Закончив чтение, Булгаков посмотрел на меня и вздохнул:
— Ну, каков Михаил Евграфыч? И ведь печатают! А как не печатать? Зачислен в святцы борцов за передовые идеи! Лопнуть можно от зависти!.. Эх, классики, классики! И еще жаловались, что пишут в намордниках! А нам, а мне что дозволено? Не писать ли стишки вроде таких:
Тут он взорвался:
— К чертовой бабушке! Не согласен!
Пожалуй, это был один из моих последних разговоров с ним о литературе.
Приближался конец.
Осенью 1939 года он с Леной уехал в Ленинград. Дел у него там не было. Просто хотелось пожить в гостинице бездумным и праздным путешественником. Побродить по городу. Без суеты. Посидеть в ресторане. Спать сколько влезет. Не звонить знакомым. Лишь в крайнем случае. И прожить там как можно дольше. Но это не удалось сделать.
В Ленинграде болезнь его открылась. Резко ослабло зрение. Врачи определили остро развивающуюся высокую гипертонию. Он знал, что это склероз почек, и знал, к чему это должно привести. Ему посоветовали возвращаться в Москву. В Москве его уложили в постель.
Я пришел к нему в первый же день после их приезда. Он был неожиданно спокоен. Последовательно рассказал мне все, что с ним будет происходить в течение полугода — как будет развиваться болезнь. Он называл недели и месяцы и даже числа, определяя все этапы болезни. Я не верил ему, но дальше все шло как по расписанию, им самим начертанному.
Воспользовавшись отсутствием Лены, он, скользнув к письменному столу, стал открывать ящики, говоря:
Смотри, вот папки. Это мои рукописи. Ты должен знать, Сергей, где что лежит. Тебе придется помогать Лене.
Лицо его было строго, и я не посмел ему возражать.
Но имей в виду, Лене о моих медицинских прогнозах — ни слова. Пока что — величайший секрет. — И снова скользнул в постель, накрывшись одеялом до подбородка, и замолк.

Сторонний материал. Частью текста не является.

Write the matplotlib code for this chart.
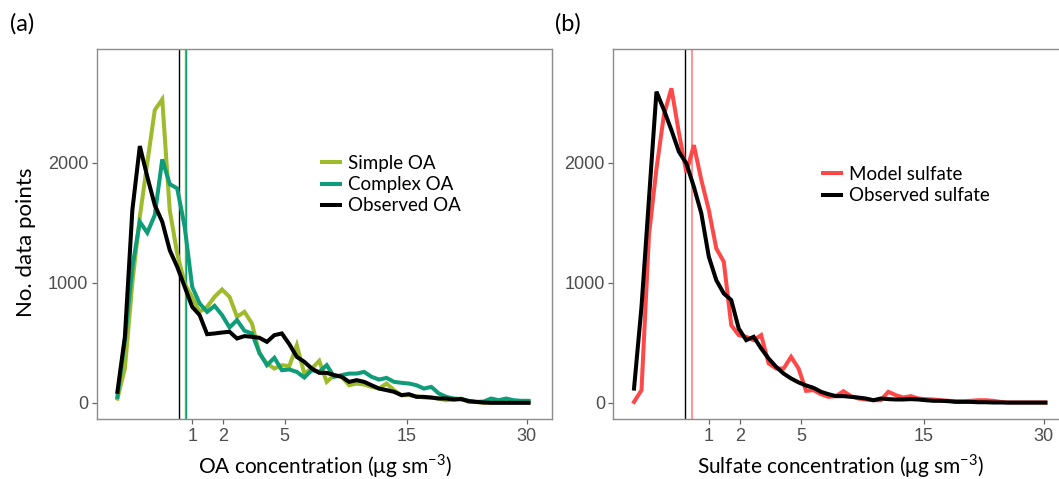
import numpy as np
import matplotlib
matplotlib.use("Agg")
import matplotlib.pyplot as plt

plt.rcParams["font.family"] = ["Liberation Sans", "DejaVu Sans"]

# concentration bin positions (ug m-3), evenly spaced on sqrt axis
conc = [0.00, 0.01, 0.04, 0.09, 0.16, 0.25, 0.36, 0.49, 0.64, 0.81,
        1.00, 1.21, 1.44, 1.69, 1.96, 2.25, 2.56, 2.89, 3.24, 3.61,
        4.00, 4.41, 4.84, 5.29, 5.76, 6.25, 6.76, 7.29, 7.84, 8.41,
        9.00, 9.61, 10.24, 10.89, 11.56, 12.25, 12.96, 13.69, 14.44, 15.21,
        16.00, 16.81, 17.64, 18.49, 19.36, 20.25, 21.16, 22.09, 23.04, 24.01,
        25.00, 26.01, 27.04, 28.09, 29.16, 30.25]

simple_oa = [36, 286, 1000, 1550, 2000, 2439, 2528, 1605, 1244, 994,
             880, 758, 800, 883, 944, 883, 717, 758, 661, 411,
             328, 286, 314, 306, 480, 244, 286, 350, 175, 230,
             217, 147, 161, 153, 133, 119, 161, 106, 64, 64,
             56, 44, 44, 36, 22, 28, 36, 8, 8, 0,
             8, 8, 14, 8, 8, 5]

complex_oa = [50, 522, 1133, 1508, 1417, 1564, 2028, 1822, 1786, 1467,
              967, 828, 758, 808, 731, 628, 689, 600, 578, 417,
              314, 375, 272, 278, 258, 211, 272, 258, 314, 217,
              231, 244, 244, 258, 217, 194, 208, 175, 167, 161,
              147, 119, 133, 78, 50, 36, 31, 17, 8, 11,
              36, 22, 36, 22, 17, 17]

observed_oa = [92, 550, 1606, 2139, 1883, 1647, 1508, 1272, 1133, 967,
               800, 731, 572, 578, 586, 592, 536, 556, 550, 542,
               508, 564, 578, 489, 383, 342, 286, 250, 250, 231,
               217, 175, 189, 175, 147, 119, 106, 92, 64, 72,
               50, 50, 44, 36, 36, 28, 31, 14, 8, 3,
               0, 0, 0, 0, 0, 0]

model_sulfate = [8, 106, 1400, 1950, 2400, 2620, 2250, 1920, 2147, 1856,
                 1606, 1286, 1175, 647, 564, 550, 522, 564, 328, 286,
                 286, 383, 286, 100, 106, 72, 50, 56, 97, 56,
                 36, 28, 22, 22, 92, 64, 44, 56, 36, 31,
                 28, 22, 17, 14, 14, 17, 22, 22, 17, 8,
                 3, 3, 3, 3, 3, 3]

observed_sulfate = [119, 800, 1700, 2592, 2439, 2272, 2092, 1994, 1800, 1578,
                    1217, 1022, 911, 856, 619, 522, 550, 453, 369, 300,
                    244, 203, 170, 145, 125, 92, 72, 56, 56, 50,
                    44, 36, 22, 36, 31, 28, 28, 31, 28, 22,
                    17, 17, 14, 8, 8, 8, 5, 5, 3, 3,
                    2, 2, 2, 2, 2, 2]

# mean lines
mean_obs_oa = 0.68
mean_simple_oa = 0.81
mean_complex_oa = 0.85
mean_obs_sulf = 0.468
mean_model_sulf = 0.597

x_ticks = [1, 2, 5, 15, 30]
y_ticks = [0, 1000, 2000]

c_simple = "#9DBB2B"
c_complex = "#0F9C78"
c_red = "#FF4848"
c_red_v = "#FF8080"

W, H = 1059, 479
fig = plt.figure(figsize=(W / 100, H / 100), dpi=100)

def fwd(x):
    x = np.asarray(x, dtype=float)
    return np.sign(x) * np.sqrt(np.abs(x))

def inv(y):
    y = np.asarray(y, dtype=float)
    return np.sign(y) * y ** 2

text_font = ["Lato", "DejaVu Sans"]

def style_axes(ax):
    ax.set_xscale("function", functions=(fwd, inv))
    ax.set_xlim(inv(-0.277), inv(5.818))
    ax.set_ylim(-137, 2945)
    ax.set_xticks(x_ticks)
    ax.set_xticklabels([str(t) for t in x_ticks])
    ax.set_yticks(y_ticks)
    ax.set_yticklabels([str(t) for t in y_ticks])
    ax.minorticks_off()
    for s in ax.spines.values():
        s.set_color("#8c8c8c")
        s.set_linewidth(1.0)
    ax.tick_params(axis="both", direction="out", length=3.5, width=0.9,
                   color="#666666", labelcolor="#4d4d4d", labelsize=13, pad=2.5)

leg_kw = dict(frameon=False, prop=dict(family=text_font, size=13.5), handlelength=0.95,
              handletextpad=0.45, labelspacing=0.22, borderaxespad=0, borderpad=0)

# Panel (a)
ax1 = fig.add_axes([96.7 / W, 59.7 / H, 455.6 / W, 370 / H])
style_axes(ax1)
ax1.axvline(mean_obs_oa, color="black", lw=1.0)
ax1.axvline(mean_simple_oa, color="#7FC31C", lw=1.0)
ax1.axvline(mean_complex_oa, color=c_complex, lw=1.0)
ax1.plot(conc, simple_oa, color=c_simple, lw=2.9, solid_joinstyle="miter", label="Simple OA")
ax1.plot(conc, complex_oa, color=c_complex, lw=2.9, solid_joinstyle="miter", label="Complex OA")
ax1.plot(conc, observed_oa, color="black", lw=2.9, solid_joinstyle="miter", label="Observed OA")
fig.text(26 / W, 1 - 242 / H, "No. data points", family=text_font, fontsize=16,
         rotation=90, ha="center", va="center")
fig.text(324.5 / W, 1 - 473 / H, "OA concentration (μg sm$^{\\mathregular{-3}}$)",
         family=text_font, fontsize=15, ha="center", va="baseline")
ax1.legend(loc="upper left", bbox_to_anchor=(322 / W, 1 - 155 / H),
           bbox_transform=fig.transFigure, **leg_kw)

# Panel (b)
ax2 = fig.add_axes([613.3 / W, 59.7 / H, 455.9 / W, 370 / H])
style_axes(ax2)
ax2.axvline(mean_obs_sulf, color="black", lw=1.0)
ax2.axvline(mean_model_sulf, color=c_red_v, lw=1.2)
ax2.plot(conc, model_sulfate, color=c_red, lw=2.9, solid_joinstyle="miter", label="Model sulfate")
ax2.plot(conc, observed_sulfate, color="black", lw=2.9, solid_joinstyle="miter", label="Observed sulfate")
fig.text(841 / W, 1 - 473 / H, "Sulfate concentration (μg sm$^{\\mathregular{-3}}$)",
         family=text_font, fontsize=15, ha="center", va="baseline")
ax2.legend(loc="upper left", bbox_to_anchor=(823 / W, 1 - 166 / H),
           bbox_transform=fig.transFigure, **leg_kw)

fig.text(10 / W, 1 - 24 / H, "(a)", family=text_font, fontsize=17, va="center", ha="left")
fig.text(555 / W, 1 - 24 / H, "(b)", family=text_font, fontsize=17, va="center", ha="left")

fig.savefig("out.png", dpi=100)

В передней послышались голоса. Вернулась Лена и застала нас, разговаривающих о разных разностях, не имеющих отношения к его болезни. На ее вопрос, как он себя чувствует, ответил:
Неважно, но ничего!
Я бывал у него каждый день. Пытаясь восстановить факты его жизни, предложил игру в навязчивого журналиста, приставшего с вопросами к знаменитому писателю.

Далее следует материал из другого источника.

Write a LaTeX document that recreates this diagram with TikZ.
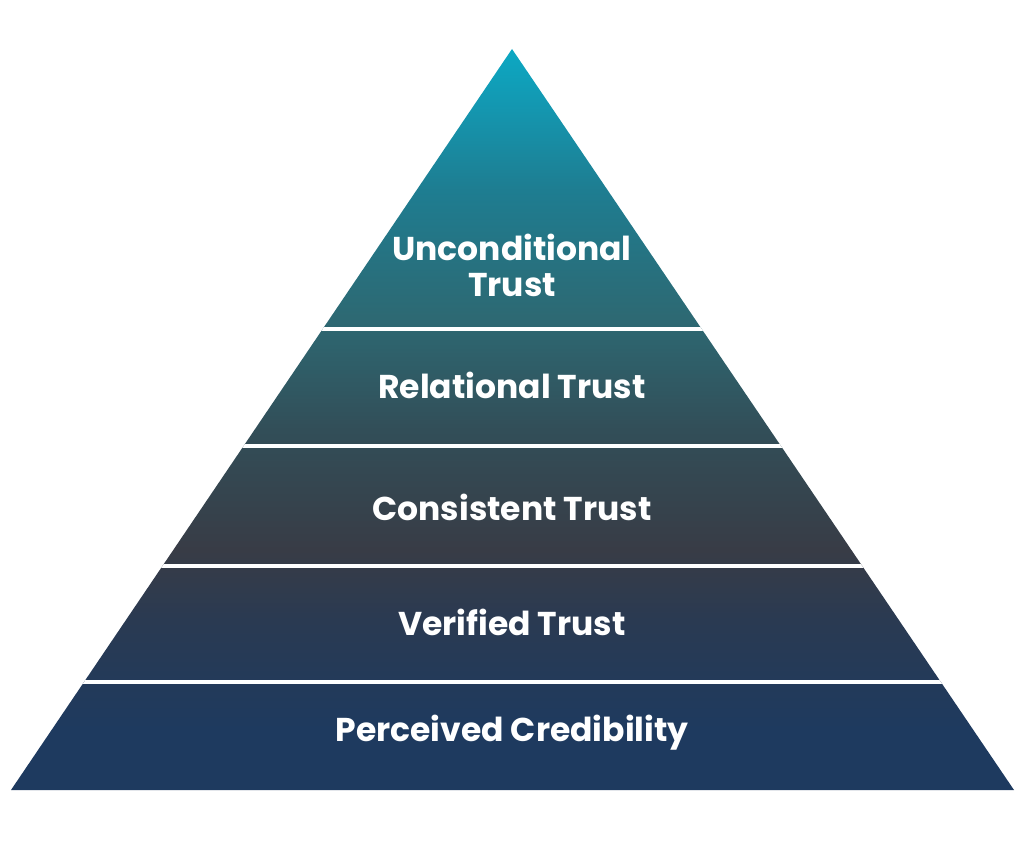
\documentclass[tikz,border=0pt]{standalone}
\usepackage{fontspec}
\setmainfont{Poppins}
\usetikzlibrary{calc}
\definecolor{cA}{RGB}{12,168,195}
\definecolor{cB}{RGB}{20,150,175}
\definecolor{cC}{RGB}{30,125,145}
\definecolor{cD}{RGB}{45,105,115}
\definecolor{cE}{RGB}{50,78,88}
\definecolor{cF}{RGB}{56,60,70}
\definecolor{cG}{RGB}{42,58,82}
\definecolor{cH}{RGB}{30,58,95}
% path bounding box maps to 25bp (bottom, y=790) .. 75bp (apex, y=49)
\pgfdeclareverticalshading{pyr}{100bp}{%
  color(0bp)=(cH);
  color(25bp)=(cH);
  color(29.05bp)=(cH);
  color(36.47bp)=(cG);
  color(41.19bp)=(cF);
  color(49.29bp)=(cE);
  color(56.92bp)=(cD);
  color(65.49bp)=(cC);
  color(70.89bp)=(cB);
  color(75bp)=(cA);
  color(100bp)=(cA)}
\tikzset{
  label/.style={text=white, font=\bfseries\fontsize{33}{36}\selectfont, align=center, inner sep=0pt},
  sep/.style={draw=white, line width=4pt}
}
\begin{document}
\begin{tikzpicture}[x=1pt,y=-1pt]
\useasboundingbox (0,0) rectangle (1024,840);
\coordinate (apex) at (512,49);
\coordinate (bl) at (11,790);
\coordinate (br) at (1014,790);
\shade[shading=pyr] (apex) -- (bl) -- (br) -- cycle;
\begin{scope}
  \clip (apex) -- (bl) -- (br) -- cycle;
  \foreach \yy in {329,446,566,682} {
    \draw[sep] (0,\yy) -- (1024,\yy);
  }
\end{scope}
\node[label] (t1) at (512,265) {Unconditional\\Trust};
\node[label] (t2) at (512,385) {Relational Trust};
\node[label] (t3) at (512,507) {Consistent Trust};
\node[label] (t4) at (512,622) {Verified Trust};
\node[label] (t5) at (512,733) {Perceived Credibility};
\end{tikzpicture}
\end{document}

Ты хитришь, — сказал он, но игру принял.
В дальнейшем она развлекала его, и я записал несколько таких шуточных бесед, состоявших из вопросов и ответов. Несколько листков случайно сохранилось. Вот эта запись:
«Он. Мне непонятно все-таки, уважаемый товарищ, зачем вы ко мне пристаете?
Я. Мировому человечеству интересна каждая подробность вашей жизни.
Он. Я согласен, это так. Но я обязан все же по благородству своего характера предупредить вас… (Тут он прищурился и добавил.) — Я, дорогой мой, „не наш“ человек.
Я. Быть может, как раз поэтому вы и представляете особый интерес?
Он. (уже с непритворным негодованием). Это отвратительно, что вы говорите, голубчик! Я наш человек, а „не наш“ — это я сам выдумал, сам подстроил.
Я. Простите, не понял.
Он. Вчера вы допрашивали меня о начале моего литературного пути.
Я. Совершенно верно. Я весь внимание.
Он. Именно тогда я и подложил себе первую свинью.
Я. Каким образом вам удалось это сделать?
Он. Молодость! Молодость! Я заявился со своим первым произведением в одну из весьма почтенных редакций, приодевшись не по моде. Я раздобыл пиджачную пару, что само по себе было тогда дико, завязал бантиком игривый галстук и, усевшись у редакторского стола, подкинул монокль и ловко поймал его глазом. У меня даже где-то валяется карточка — я снят на ней с моноклем в глазу, а волосы блестяще зачесаны назад. Редактор смотрел на меня потрясенно. Но я не остановился на этом. Из жилетного кармана я извлек дедовскую „луковицу“, нажал кнопку, и мой фамильный багет проиграл нечто похожее на „Коль славен наш Господь в Сионе“. „Ну-с?“ — вопросительно сказал я, взглянув на редактора, перед которым внутренне трепетал, почти обожествляя его. „Ну-с, — хмуро ответил мне редактор. — Возьмите вашу рукопись и займитесь всем чем угодно, только не литературой, молодой человек“. Сказавши это, он встал во весь свой могучий рост, давая понять, что аудиенция окончена. Я вышел и, уходя, услышал явственно, как он сказал своему вертлявому секретарю: „Не наш человек“. Без сомнения, это относилось ко мне.